§ **INSTRUCTIONS FOR THE TASK**: Word for word, transcribe the lines below and drop the pictures.

**********

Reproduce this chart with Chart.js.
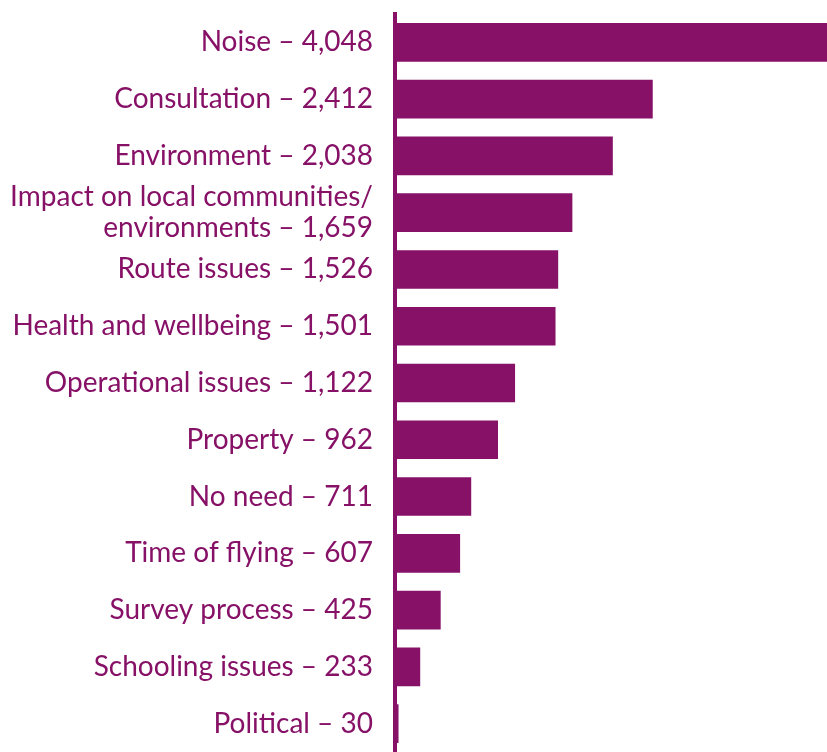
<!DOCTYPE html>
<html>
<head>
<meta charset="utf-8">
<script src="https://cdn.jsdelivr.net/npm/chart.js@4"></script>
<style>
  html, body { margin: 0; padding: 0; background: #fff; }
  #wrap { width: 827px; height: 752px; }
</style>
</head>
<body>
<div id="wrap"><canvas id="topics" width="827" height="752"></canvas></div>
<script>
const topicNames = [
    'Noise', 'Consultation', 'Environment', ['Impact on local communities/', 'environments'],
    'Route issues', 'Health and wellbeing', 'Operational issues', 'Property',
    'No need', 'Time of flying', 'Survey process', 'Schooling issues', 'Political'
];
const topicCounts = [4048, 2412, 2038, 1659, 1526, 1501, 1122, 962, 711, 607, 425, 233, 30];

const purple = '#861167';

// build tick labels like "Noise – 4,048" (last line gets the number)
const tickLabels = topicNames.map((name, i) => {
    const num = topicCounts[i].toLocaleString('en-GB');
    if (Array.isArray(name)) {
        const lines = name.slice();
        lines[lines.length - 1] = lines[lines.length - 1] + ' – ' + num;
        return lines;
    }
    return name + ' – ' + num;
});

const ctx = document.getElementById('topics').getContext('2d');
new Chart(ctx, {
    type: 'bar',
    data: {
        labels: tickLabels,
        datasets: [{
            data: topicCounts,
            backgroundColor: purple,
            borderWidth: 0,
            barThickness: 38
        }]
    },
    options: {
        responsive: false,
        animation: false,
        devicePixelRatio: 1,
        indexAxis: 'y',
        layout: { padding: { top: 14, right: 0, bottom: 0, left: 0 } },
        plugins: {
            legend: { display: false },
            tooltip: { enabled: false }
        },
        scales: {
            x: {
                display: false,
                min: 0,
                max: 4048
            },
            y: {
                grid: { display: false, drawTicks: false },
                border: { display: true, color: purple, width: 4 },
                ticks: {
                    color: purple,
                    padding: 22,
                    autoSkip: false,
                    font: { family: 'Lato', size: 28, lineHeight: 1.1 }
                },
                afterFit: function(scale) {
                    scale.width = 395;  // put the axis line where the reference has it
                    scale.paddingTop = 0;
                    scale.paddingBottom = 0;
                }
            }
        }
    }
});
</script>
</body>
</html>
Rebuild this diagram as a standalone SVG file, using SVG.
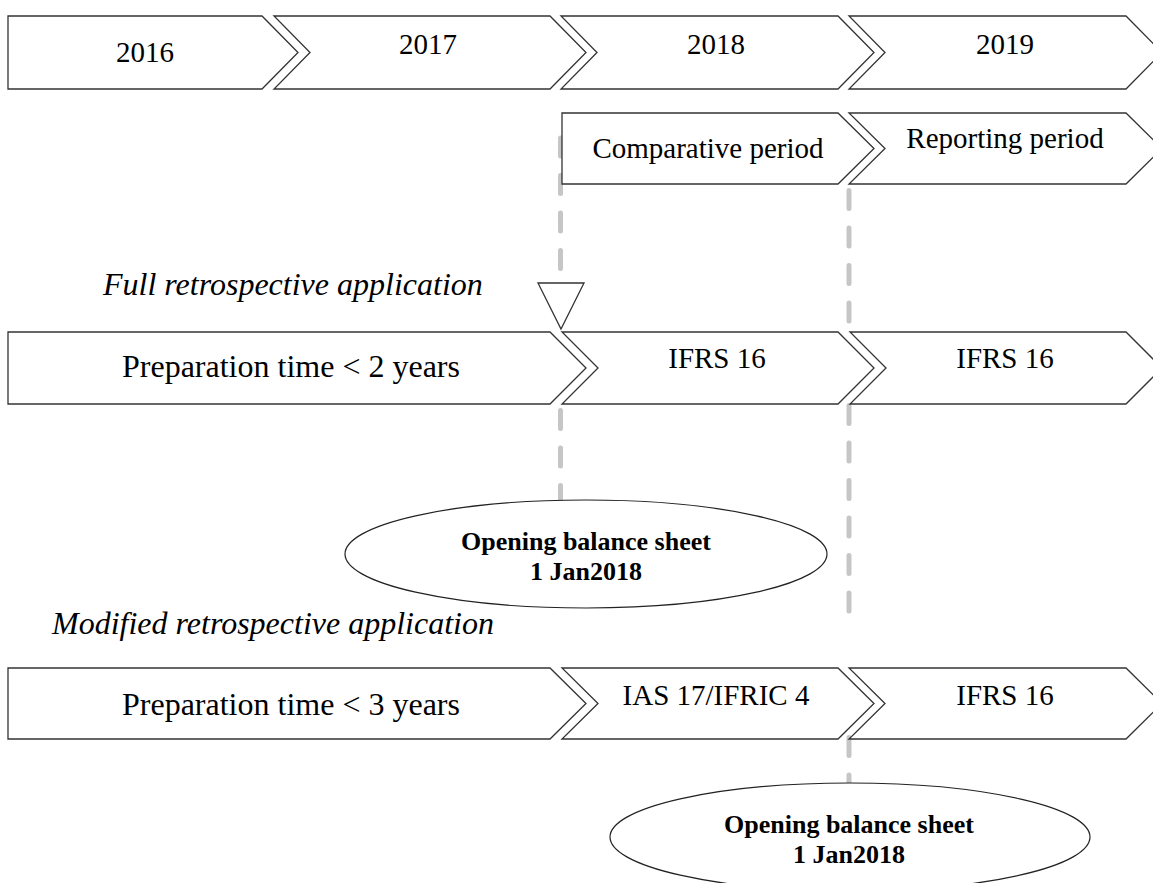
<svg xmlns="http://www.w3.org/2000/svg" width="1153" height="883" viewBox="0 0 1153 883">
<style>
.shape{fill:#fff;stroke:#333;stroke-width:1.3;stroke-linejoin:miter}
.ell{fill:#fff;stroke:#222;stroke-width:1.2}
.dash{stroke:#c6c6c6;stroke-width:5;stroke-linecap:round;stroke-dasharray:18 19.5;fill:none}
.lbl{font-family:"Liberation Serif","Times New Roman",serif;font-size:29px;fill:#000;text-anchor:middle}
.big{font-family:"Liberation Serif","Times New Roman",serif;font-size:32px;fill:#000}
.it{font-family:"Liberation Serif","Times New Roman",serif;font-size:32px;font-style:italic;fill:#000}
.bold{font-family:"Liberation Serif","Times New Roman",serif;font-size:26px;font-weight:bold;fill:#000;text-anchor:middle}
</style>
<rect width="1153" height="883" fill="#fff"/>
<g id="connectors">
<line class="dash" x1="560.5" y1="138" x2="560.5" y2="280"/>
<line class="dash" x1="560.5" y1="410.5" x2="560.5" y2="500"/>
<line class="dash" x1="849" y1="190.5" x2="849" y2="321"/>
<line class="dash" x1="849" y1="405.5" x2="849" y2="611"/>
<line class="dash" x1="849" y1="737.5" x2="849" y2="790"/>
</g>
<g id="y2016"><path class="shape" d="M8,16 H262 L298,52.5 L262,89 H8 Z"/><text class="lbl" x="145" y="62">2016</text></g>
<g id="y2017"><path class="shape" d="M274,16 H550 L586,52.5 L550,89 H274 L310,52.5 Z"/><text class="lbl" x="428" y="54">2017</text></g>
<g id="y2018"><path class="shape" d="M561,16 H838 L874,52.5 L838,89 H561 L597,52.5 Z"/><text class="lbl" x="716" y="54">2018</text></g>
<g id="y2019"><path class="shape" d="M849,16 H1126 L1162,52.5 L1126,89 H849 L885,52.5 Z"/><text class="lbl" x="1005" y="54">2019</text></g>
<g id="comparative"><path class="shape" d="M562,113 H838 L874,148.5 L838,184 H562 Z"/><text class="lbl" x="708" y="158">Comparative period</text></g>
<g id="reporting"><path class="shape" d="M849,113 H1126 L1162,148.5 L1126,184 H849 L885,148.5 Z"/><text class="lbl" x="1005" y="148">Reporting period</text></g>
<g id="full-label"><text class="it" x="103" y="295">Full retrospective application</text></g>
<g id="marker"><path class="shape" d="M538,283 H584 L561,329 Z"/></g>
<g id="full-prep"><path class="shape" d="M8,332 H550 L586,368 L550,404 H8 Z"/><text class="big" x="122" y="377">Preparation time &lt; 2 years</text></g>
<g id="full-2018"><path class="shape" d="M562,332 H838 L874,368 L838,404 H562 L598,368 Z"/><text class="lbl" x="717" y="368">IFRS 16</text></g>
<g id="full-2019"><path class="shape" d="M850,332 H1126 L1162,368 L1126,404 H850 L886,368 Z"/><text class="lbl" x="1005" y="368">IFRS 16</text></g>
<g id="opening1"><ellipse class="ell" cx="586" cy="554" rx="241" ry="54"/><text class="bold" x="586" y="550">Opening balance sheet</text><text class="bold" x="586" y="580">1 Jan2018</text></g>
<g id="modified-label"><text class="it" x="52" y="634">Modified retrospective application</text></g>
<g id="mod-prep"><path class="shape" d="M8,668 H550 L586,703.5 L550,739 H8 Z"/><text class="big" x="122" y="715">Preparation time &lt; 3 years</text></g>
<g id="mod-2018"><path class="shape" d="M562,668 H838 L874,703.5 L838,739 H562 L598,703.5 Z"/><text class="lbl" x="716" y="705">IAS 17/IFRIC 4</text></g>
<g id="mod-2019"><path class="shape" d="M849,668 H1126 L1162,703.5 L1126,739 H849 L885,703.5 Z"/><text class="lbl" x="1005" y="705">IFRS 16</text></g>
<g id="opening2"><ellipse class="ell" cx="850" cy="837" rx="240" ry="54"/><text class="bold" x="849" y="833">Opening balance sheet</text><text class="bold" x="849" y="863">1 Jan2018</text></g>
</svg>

**********

§ **PROBLEM SOLUTION**:
Reproduce this chart with Chart.js.
<!DOCTYPE html>
<html>
<head>
<meta charset="utf-8">
<script src="https://cdn.jsdelivr.net/npm/chart.js@4"></script>
<style>
  html, body { margin: 0; padding: 0; background: #fff; }
  #wrap { width: 827px; height: 752px; }
</style>
</head>
<body>
<div id="wrap"><canvas id="topics" width="827" height="752"></canvas></div>
<script>
const topicNames = [
    'Noise', 'Consultation', 'Environment', ['Impact on local communities/', 'environments'],
    'Route issues', 'Health and wellbeing', 'Operational issues', 'Property',
    'No need', 'Time of flying', 'Survey process', 'Schooling issues', 'Political'
];
const topicCounts = [4048, 2412, 2038, 1659, 1526, 1501, 1122, 962, 711, 607, 425, 233, 30];

const purple = '#861167';

// build tick labels like "Noise – 4,048" (last line gets the number)
const tickLabels = topicNames.map((name, i) => {
    const num = topicCounts[i].toLocaleString('en-GB');
    if (Array.isArray(name)) {
        const lines = name.slice();
        lines[lines.length - 1] = lines[lines.length - 1] + ' – ' + num;
        return lines;
    }
    return name + ' – ' + num;
});

const ctx = document.getElementById('topics').getContext('2d');
new Chart(ctx, {
    type: 'bar',
    data: {
        labels: tickLabels,
        datasets: [{
            data: topicCounts,
            backgroundColor: purple,
            borderWidth: 0,
            barThickness: 38
        }]
    },
    options: {
        responsive: false,
        animation: false,
        devicePixelRatio: 1,
        indexAxis: 'y',
        layout: { padding: { top: 14, right: 0, bottom: 0, left: 0 } },
        plugins: {
            legend: { display: false },
            tooltip: { enabled: false }
        },
        scales: {
            x: {
                display: false,
                min: 0,
                max: 4048
            },
            y: {
                grid: { display: false, drawTicks: false },
                border: { display: true, color: purple, width: 4 },
                ticks: {
                    color: purple,
                    padding: 22,
                    autoSkip: false,
                    font: { family: 'Lato', size: 28, lineHeight: 1.1 }
                },
                afterFit: function(scale) {
                    scale.width = 395;  // put the axis line where the reference has it
                    scale.paddingTop = 0;
                    scale.paddingBottom = 0;
                }
            }
        }
    }
});
</script>
</body>
</html>
Rebuild this diagram as a standalone SVG file, using SVG.
<svg xmlns="http://www.w3.org/2000/svg" width="1153" height="883" viewBox="0 0 1153 883">
<style>
.shape{fill:#fff;stroke:#333;stroke-width:1.3;stroke-linejoin:miter}
.ell{fill:#fff;stroke:#222;stroke-width:1.2}
.dash{stroke:#c6c6c6;stroke-width:5;stroke-linecap:round;stroke-dasharray:18 19.5;fill:none}
.lbl{font-family:"Liberation Serif","Times New Roman",serif;font-size:29px;fill:#000;text-anchor:middle}
.big{font-family:"Liberation Serif","Times New Roman",serif;font-size:32px;fill:#000}
.it{font-family:"Liberation Serif","Times New Roman",serif;font-size:32px;font-style:italic;fill:#000}
.bold{font-family:"Liberation Serif","Times New Roman",serif;font-size:26px;font-weight:bold;fill:#000;text-anchor:middle}
</style>
<rect width="1153" height="883" fill="#fff"/>
<g id="connectors">
<line class="dash" x1="560.5" y1="138" x2="560.5" y2="280"/>
<line class="dash" x1="560.5" y1="410.5" x2="560.5" y2="500"/>
<line class="dash" x1="849" y1="190.5" x2="849" y2="321"/>
<line class="dash" x1="849" y1="405.5" x2="849" y2="611"/>
<line class="dash" x1="849" y1="737.5" x2="849" y2="790"/>
</g>
<g id="y2016"><path class="shape" d="M8,16 H262 L298,52.5 L262,89 H8 Z"/><text class="lbl" x="145" y="62">2016</text></g>
<g id="y2017"><path class="shape" d="M274,16 H550 L586,52.5 L550,89 H274 L310,52.5 Z"/><text class="lbl" x="428" y="54">2017</text></g>
<g id="y2018"><path class="shape" d="M561,16 H838 L874,52.5 L838,89 H561 L597,52.5 Z"/><text class="lbl" x="716" y="54">2018</text></g>
<g id="y2019"><path class="shape" d="M849,16 H1126 L1162,52.5 L1126,89 H849 L885,52.5 Z"/><text class="lbl" x="1005" y="54">2019</text></g>
<g id="comparative"><path class="shape" d="M562,113 H838 L874,148.5 L838,184 H562 Z"/><text class="lbl" x="708" y="158">Comparative period</text></g>
<g id="reporting"><path class="shape" d="M849,113 H1126 L1162,148.5 L1126,184 H849 L885,148.5 Z"/><text class="lbl" x="1005" y="148">Reporting period</text></g>
<g id="full-label"><text class="it" x="103" y="295">Full retrospective application</text></g>
<g id="marker"><path class="shape" d="M538,283 H584 L561,329 Z"/></g>
<g id="full-prep"><path class="shape" d="M8,332 H550 L586,368 L550,404 H8 Z"/><text class="big" x="122" y="377">Preparation time &lt; 2 years</text></g>
<g id="full-2018"><path class="shape" d="M562,332 H838 L874,368 L838,404 H562 L598,368 Z"/><text class="lbl" x="717" y="368">IFRS 16</text></g>
<g id="full-2019"><path class="shape" d="M850,332 H1126 L1162,368 L1126,404 H850 L886,368 Z"/><text class="lbl" x="1005" y="368">IFRS 16</text></g>
<g id="opening1"><ellipse class="ell" cx="586" cy="554" rx="241" ry="54"/><text class="bold" x="586" y="550">Opening balance sheet</text><text class="bold" x="586" y="580">1 Jan2018</text></g>
<g id="modified-label"><text class="it" x="52" y="634">Modified retrospective application</text></g>
<g id="mod-prep"><path class="shape" d="M8,668 H550 L586,703.5 L550,739 H8 Z"/><text class="big" x="122" y="715">Preparation time &lt; 3 years</text></g>
<g id="mod-2018"><path class="shape" d="M562,668 H838 L874,703.5 L838,739 H562 L598,703.5 Z"/><text class="lbl" x="716" y="705">IAS 17/IFRIC 4</text></g>
<g id="mod-2019"><path class="shape" d="M849,668 H1126 L1162,703.5 L1126,739 H849 L885,703.5 Z"/><text class="lbl" x="1005" y="705">IFRS 16</text></g>
<g id="opening2"><ellipse class="ell" cx="850" cy="837" rx="240" ry="54"/><text class="bold" x="849" y="833">Opening balance sheet</text><text class="bold" x="849" y="863">1 Jan2018</text></g>
</svg>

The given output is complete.